Les associations sont montées au créneau. «Cette vente ignoble démontre à quel point le passé colonial n'a de 'passé' que le nom : la violence caractérisée du système colonial se reproduit encore et encore», a dénoncé le collectif Mémoire coloniale.

Le vendeur a présenté ses excuses

Face au tollé, les trois crânes ont été retirés de la vente. Le vendeur, un privé, a présenté ses excuses, affirmant ne pas cautionner ainsi «les souffrances et les humiliations subies par les peuples victimes de ces actes coloniaux». Quant à l'hôtel de ventes Vanderkindere, il «tient sincèrement à s'excuser d'avoir proposé aux enchères un lot comprenant trois crânes humains liés au passé colonial belge, et c’est pourquoi ceux-ci sont impérativement retirés de la vente».

La période à laquelle renvoient ces crânes passe pour la plus sombre de l'histoire coloniale belge. C'est en effet sous le règne de Léopold II que les représentants du souverain dans la colonie se sont livrés aux pires exactions. La violence, la torture et les exécutions ont été utilisées à grande échelle pour contraindre les populations à travailler à la vaste entreprise de pillage des richesses du Congo, en commençant par l'exploitation effrénée du caoutchouc. Cet épisode peu glorieux de l'histoire de Belgique a inspiré notamment «Au cœur des ténèbres», le roman cauchemardesque de Joseph Conrad.

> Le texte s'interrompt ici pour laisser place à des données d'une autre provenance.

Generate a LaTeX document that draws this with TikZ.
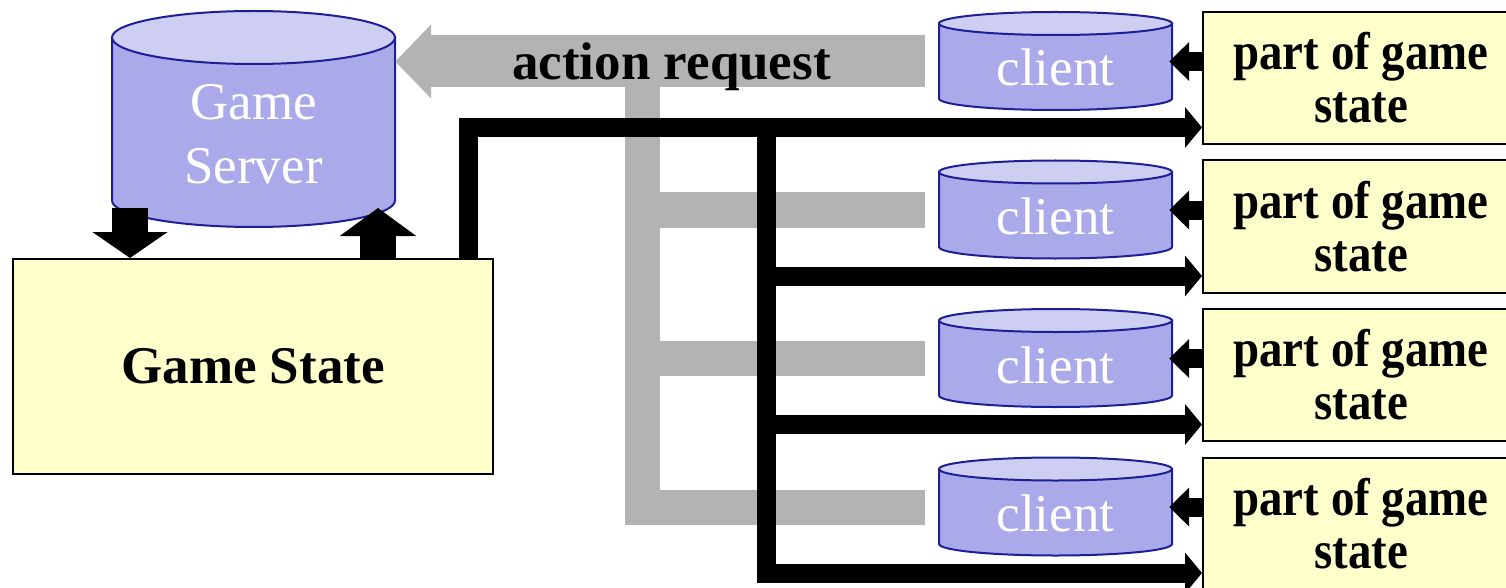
\documentclass[tikz,border=0pt]{standalone}
\usepackage{fontspec}
\setmainfont{Liberation Serif}
\usepackage{graphicx}
\usetikzlibrary{arrows.meta,calc}
\definecolor{cylbody}{RGB}{170,170,235}
\definecolor{cyltop}{RGB}{206,206,242}
\definecolor{cylline}{RGB}{30,30,150}
\definecolor{boxfill}{RGB}{255,255,204}
\definecolor{reqgray}{RGB}{179,179,179}
\newcommand\drawcyl[5]{%
  \filldraw[fill=cylbody,draw=cylline,line width=2pt] (#1-#4,#2) -- (#1-#4,#3) arc[start angle=180,end angle=0,x radius=#4,y radius=#5] -- (#1+#4,#2) -- cycle;
  \filldraw[fill=cyltop,draw=cylline,line width=2pt] (#1,#2) ellipse[x radius=#4,y radius=#5];
}
\newcommand\pg[1]{\scalebox{0.885}[1]{#1}}
\begin{document}
\begin{tikzpicture}[x=1pt,y=-1pt,line join=miter,
  big/.style={font=\fontsize{53}{53}\selectfont},
  pbox/.style={draw=black,line width=2pt,fill=boxfill,minimum width=316pt,minimum height=132pt,inner sep=0pt,align=center,font=\bfseries\fontsize{53}{53}\selectfont},
  gsbox/.style={draw=black,line width=2pt,fill=boxfill,minimum width=480pt,minimum height=215pt,inner sep=0pt,font=\bfseries\fontsize{53}{53}\selectfont},
  clienttext/.style={text=white,minimum width=233pt,minimum height=98pt,inner sep=0pt,text height=49pt,text depth=0pt,font=\fontsize{53}{53}\selectfont},
  srvtext/.style={text=white,minimum width=283pt,inner sep=0pt,align=center,font=\fontsize{53}{64}\selectfont},
  graypipe/.style={draw=reqgray,line width=35pt},
  blkpipe/.style={draw=black,line width=19pt},
  blkhead/.style={-{Triangle[length=17pt,width=40pt]}},
  backhead/.style={-{Triangle[length=20pt,width=38pt]}},
  fatarrow/.style={draw=black,line width=36pt}
]
\useasboundingbox (0,0) rectangle (1506,588);

% cylinders
\drawcyl{253.5}{37.5}{200.5}{141.5}{26.5}
\drawcyl{1055.5}{23.5}{98.5}{116.5}{11.5}
\drawcyl{1055.5}{172}{247}{116.5}{11.5}
\drawcyl{1055.5}{320.5}{395.5}{116.5}{11.5}
\drawcyl{1055.5}{469}{544}{116.5}{11.5}

% nodes
\node[srvtext] (srv) at (253.5,134) {Game\\Server};
\node[clienttext] (c1) at (1055.5,61.5) {client};
\node[clienttext] (c2) at (1055.5,210) {client};
\node[clienttext] (c3) at (1055.5,358.5) {client};
\node[clienttext] (c4) at (1055.5,507) {client};
\node[pbox] (p1) at (1361,78) {\pg{part of game}\\\pg{state}};
\node[pbox] (p2) at (1361,226.5) {\pg{part of game}\\\pg{state}};
\node[pbox] (p3) at (1361,375) {\pg{part of game}\\\pg{state}};
\node[pbox] (p4) at (1361,523.5) {\pg{part of game}\\\pg{state}};
\node[gsbox] (gs) at (253,366.5) {Game State};

% gray action-request network
\coordinate (gtrunk) at (642.5,80);
\draw[draw=reqgray,line width=52pt,-{Triangle[length=36pt,width=72pt]}] ($(c1.west)+(-14,0)$) -- (srv.east |- c1.west);
\draw[graypipe] (gtrunk) |- ($(c4.west)+(-14,0)$);
\draw[graypipe] (gtrunk |- c2.west) -- ($(c2.west)+(-14,0)$);
\draw[graypipe] (gtrunk |- c3.west) -- ($(c3.west)+(-14,0)$);
\node[big,font=\bfseries\fontsize{53}{53}\selectfont,anchor=base,inner sep=0pt] (ar) at (671.5,80) {action request};

% server <-> game state
\coordinate (sd) at (130,208);
\coordinate (su) at (378,208);
\draw[fatarrow,-{Triangle[length=26pt,width=74pt]}] (sd) -- (sd |- gs.north);
\draw[fatarrow,-{Triangle[length=28pt,width=75pt]}] (su |- gs.north) -- (su);

% black state distribution network
\coordinate (gsx) at (468.5,0);
\coordinate (bx) at (766.5,0);
\coordinate (a1) at ($(p1.west)+(0,49.5)$);
\coordinate (a2) at ($(p2.west)+(0,49.5)$);
\coordinate (a3) at ($(p3.west)+(0,49.5)$);
\coordinate (a4) at ($(p4.west)+(0,49.5)$);
\draw[blkpipe,blkhead] (gs.north -| gsx) |- (a1);
\draw[blkpipe,blkhead] (bx |- a1) |- (a4);
\draw[blkpipe,blkhead] (bx |- a2) -- (a2);
\draw[blkpipe,blkhead] (bx |- a3) -- (a3);

% part of state -> client
\draw[blkpipe,backhead] ($(p1.west)+(0,-16.5)$) -- ($(c1.east)+(-3,0)$);
\draw[blkpipe,backhead] ($(p2.west)+(0,-16.5)$) -- ($(c2.east)+(-3,0)$);
\draw[blkpipe,backhead] ($(p3.west)+(0,-16.5)$) -- ($(c3.east)+(-3,0)$);
\draw[blkpipe,backhead] ($(p4.west)+(0,-16.5)$) -- ($(c4.east)+(-3,0)$);
\end{tikzpicture}
\end{document}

Une série de recommandations

Cette affaire survient en un moment particulier. Depuis deux ans, une commission parlementaire ausculte le passé colonial. Elle vient précisément de faire une série de recommandations. L'une d'elles consisterait pour la Belgique à présenter formellement ses excuses au Congo, au Burundi et au Rwanda pour le mal fait. Encore faut-il que cette recommandation trouve un consensus politique parmi les partis membres de la coalition fédérale du premier ministre Alexander De Croo.  

Une autre recommandation s'intéresse aux restes humains issus de la période coloniale. Elle vise la «possibilité de retour de ces dépouilles» via l'Africa Museum de Tervuren. Les nombreux ossements toujours en possession du musée seraient au préalable identifiés.

«Il m'est inconcevable que le commerce des restes humains soit légal aujourd'hui en Belgique. Les dépouilles, également celles des personnes tuées pendant la période coloniale, ont droit au respect absolu», estime la co-présidente d'Ecolo Rajae Maouane.

Les Verts pilotent la commission parlementaire qui cherche à faire la lumière sur le passé colonial belge. Ses experts estiment que «les restes humains ne sont pas seulement des pièces scientifiques mais aussi et surtout des éléments permettant de se relier aux ancêtres et en quelque sorte de restaurer l'âme congolaise, rwandaise et burundaise».